For those readers who are not aware of Nostradamus, he is viewed as being one of history’s better prognosticators. Granted, he never had the difficult assignment of trying to forecast the direction of the U.S. Treasury (UST) 10-Year yield, but given the track record of projections over the last decade, it becomes readily apparent that Nostradamus would have had little to fear from a reputational standpoint.

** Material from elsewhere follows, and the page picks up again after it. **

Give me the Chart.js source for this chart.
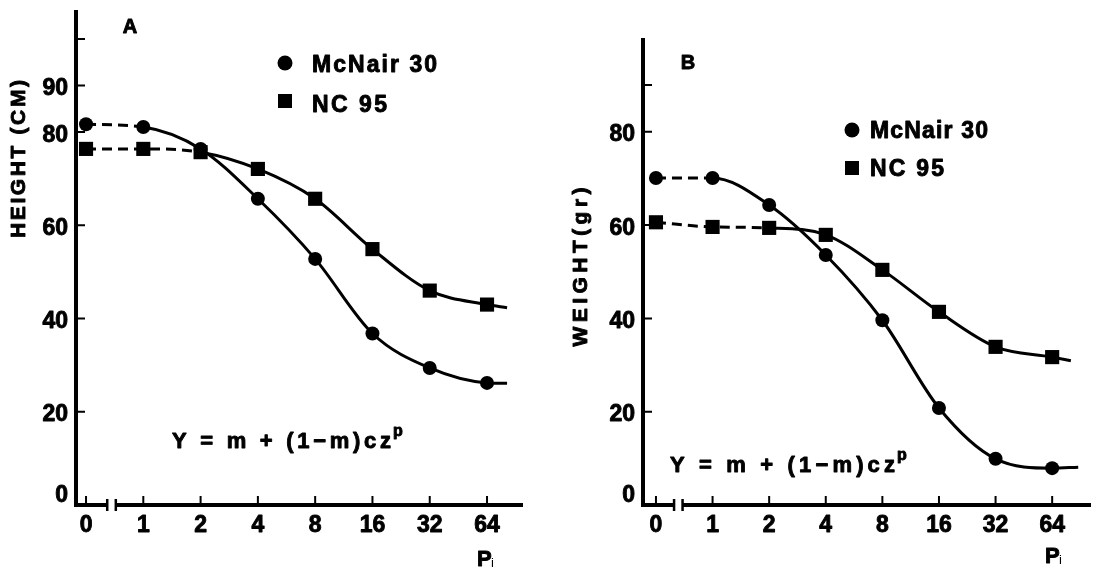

The table below highlights what the consensus forecasts were for the UST 10-Year yield beginning in 2008 through the present (10 observations), what the actual yield was to end that calendar year and, of course, any difference that may have existed between the two. The current year is still not final, so I am using the UST 10-Year yield as of this writing, while the 2018 number is the latest forecast available. The results are not too comforting for those in the forecasting business, to say the least, and underscores the point that the estimates should be used more as a talking point and not necessarily as a basis to use when implementing a fixed income portfolio (more on this later).

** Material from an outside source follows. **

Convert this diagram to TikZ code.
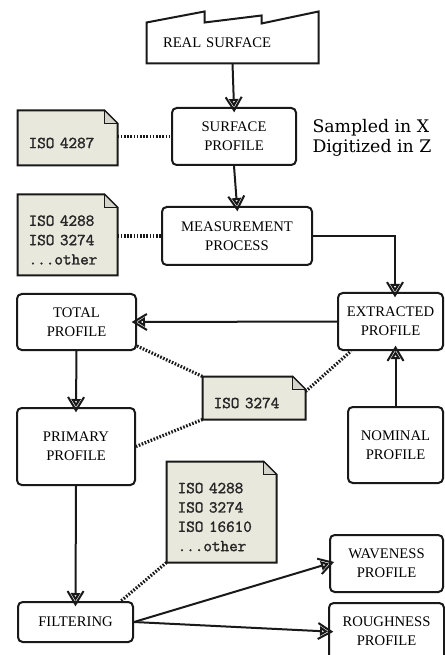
\documentclass[tikz,border=0pt]{standalone}
\usepackage{fontspec}
\setmainfont{Liberation Serif}
\setmonofont[AutoFakeBold=1.6]{Latin Modern Mono}
\newfontfamily\sidefont{DejaVu Serif}
\usetikzlibrary{arrows.meta,backgrounds}

\definecolor{notefill}{RGB}{232,232,220}
\definecolor{notefold}{RGB}{212,212,202}
\definecolor{inkline}{RGB}{25,25,25}

\tikzset{every picture/.style={line width=0.75pt}}
\tikzset{
  flowbox/.style={draw=inkline, line width=1.5pt, rounded corners=3.5pt, fill=white, align=center, inner sep=0pt, font=\fontsize{11}{14.25}\selectfont},
  isonote/.style={inner xsep=8pt, inner ysep=0pt, align=left, text=black!85, font=\ttfamily\bfseries\fontsize{12.5}{14.5}\selectfont},
  flowarrow/.style={draw=inkline, line width=1.5pt, -{Straight Barb[length=10pt,width=12pt,sep=-10pt] Triangle[open,fill=white,length=6pt,width=7pt]}},
  isolink/.style={draw=inkline, line width=2.4pt, dash pattern=on 1.2pt off 1.2pt},
}

% folded sheet behind an ISO note
\newcommand{\isosheet}[1]{%
  \filldraw[draw=inkline, fill=notefill, line width=1.5pt]
    (#1.south west) -- ([shift={(0,-10)}]#1.north west) -- ([shift={(-13,-10)}]#1.north east)
    -- ([shift={(0,3)}]#1.north east) -- (#1.south east) -- cycle;
  \filldraw[draw=inkline, fill=notefold, line width=0.6pt]
    ([shift={(-13,-10)}]#1.north east) |- ([shift={(0,3)}]#1.north east) -- cycle;
}

\begin{document}
\begin{tikzpicture}[x=0.75pt,y=0.75pt,yscale=-1,xscale=1]
\useasboundingbox (0,0) rectangle (444,655);

% Real surface
\node[inner xsep=12pt, inner ysep=0pt, minimum width=128.25pt, minimum height=30pt, text width=104.25pt, align=left, font=\fontsize{11}{14.25}\selectfont] (real) at (232.5,43) {REAL SURFACE};

% Profile boxes
\node[flowbox, minimum width=93pt, minimum height=42.75pt] (surf) at (234,136.5) {SURFACE\\PROFILE};
\node[flowbox, minimum width=112.5pt, minimum height=43.5pt] (meas) at (237,236) {MEASUREMENT\\PROCESS};
\node[flowbox, minimum width=78.75pt, minimum height=42.75pt] (extr) at (390.5,321.5) {EXTRACTED\\PROFILE};
\node[flowbox, minimum width=89.25pt, minimum height=42pt] (total) at (76.5,322) {TOTAL\\PROFILE};
\node[flowbox, minimum width=88.5pt, minimum height=57.75pt] (prim) at (76,446.5) {PRIMARY\\PROFILE};
\node[flowbox, minimum width=71.25pt, minimum height=57pt] (nom) at (395.5,445) {NOMINAL\\PROFILE};
\node[flowbox, minimum width=86.25pt, minimum height=30pt] (filt) at (75.5,622) {FILTERING};
\node[flowbox, minimum width=84.75pt, minimum height=42.75pt] (wave) at (386.5,563.5) {WAVENESS\\PROFILE};
\node[flowbox, minimum width=86.25pt, minimum height=42.75pt] (rough) at (386.5,631.5) {ROUGHNESS\\PROFILE};

% ISO notes
\node[isonote, text width=58.25pt, minimum height=33pt] (n1) at (67.5,143) {ISO 4287};
\node[isonote, text width=58.25pt, minimum height=52.5pt] (n2) at (67.5,240) {ISO 4288\\ISO 3274\\...other};
\node[isonote, text width=60.5pt, minimum height=24pt] (n3) at (254,403) {ISO 3274};
\node[isonote, text width=65.75pt, minimum height=67.5pt] (n4) at (221.5,517) {ISO 4288\\ISO 3274\\ISO 16610\\...other};

% Side text
\node[anchor=west, inner sep=0pt, align=left, font=\sidefont\fontsize{13}{15}\selectfont] (sampled) at (312,138) {Sampled in X\\Digitized in Z};

\begin{scope}[on background layer]
  \filldraw[draw=inkline, fill=white, line width=1.5pt]
    (real.south west) -- (real.north west) -- ([shift={(58,-11)}]real.north west)
    -- ([shift={(58,0)}]real.north west) -- ([shift={(115,-7)}]real.north west)
    -- ([shift={(115,1)}]real.north west) -- ([shift={(0,-11)}]real.north east)
    -- (real.south east) -- cycle;
  \isosheet{n1}
  \isosheet{n2}
  \isosheet{n3}
  \isosheet{n4}
\end{scope}

% Flow arrows
\draw[flowarrow] (real.south) -- (surf.north);
\draw[flowarrow] (surf.south) -- (meas.north);
\draw[flowarrow] (meas.east) -| ([shift={(4.5,0)}]extr.north);
\draw[flowarrow] (extr.west) -- (total.east);
\draw[flowarrow] (nom.north) -- (nom.north |- extr.south);
\draw[flowarrow] (total.south) -- (prim.north);
\draw[flowarrow] (prim.south) -- (filt.north);
\draw[flowarrow] (filt.east) -- (wave.west);
\draw[flowarrow] (filt.east) -- (rough.west);

% Dotted references
\draw[isolink] (surf.west -| n1.east) -- (surf.west);
\draw[isolink] (meas.west -| n2.east) -- (meas.west);
\draw[isolink] ([shift={(0,-5)}]total.south east) -- ([shift={(0,-10)}]n3.north west);
\draw[isolink] ([shift={(0,5)}]n3.north east) -- ([shift={(14,0)}]extr.south west);
\draw[isolink] (n3.south west) -- (prim.east);
\draw[isolink] (n4.south west) -- ([shift={(-13,0)}]filt.north east);

\end{tikzpicture}
\end{document}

UST 10-Year Yield Forecasts vs. Actuals
Let’s take a quick look at the results. Of the 10 projections, 8 have come in too high, while only 2 were lower than the actual respective year-end level. In other words, over the last 10 years, 80% of the time the UST 10-Year yield ended up being lower than the forecast. Some of the magnitudes of these differences have been notable as well: -226 basis points (bps) in 2008, -164 bps in 2011 and -121 bps in 2014, to name the top three largest variations. It is interesting to note that the UST 10-Year forecasts have missed to the upside for the last four years (assuming 2017 continues to play out as present), with the average miss potentially being -67 bps.
Let’s return to the point I mentioned earlier. Should target forecasts be seen as integral in the investment process? I always have held to the belief that a year-end projection is just a snapshot and investors should look at trading ranges as a more useful tool. Let’s take 2017 as an example, where the UST 10-Year yield has traded between a low point of 2.04% to a high watermark of 2.63%. If you were one of the forecasters who predicted the consensus estimate of 2.70%, you probably felt pretty good in March when the aforementioned high point was printed. However, after Labor Day, when the trough was recorded, you may have been thinking about going back to the drawing board. Instead, if you were to look at it from a trading range point of view, you could have acknowledged the changing dynamics that can occur in any given calendar year, and that the overall trend for the year as a whole essentially has been unchanged: December 30, 2016—2.44%; Dec. 13, 2017—2.37%.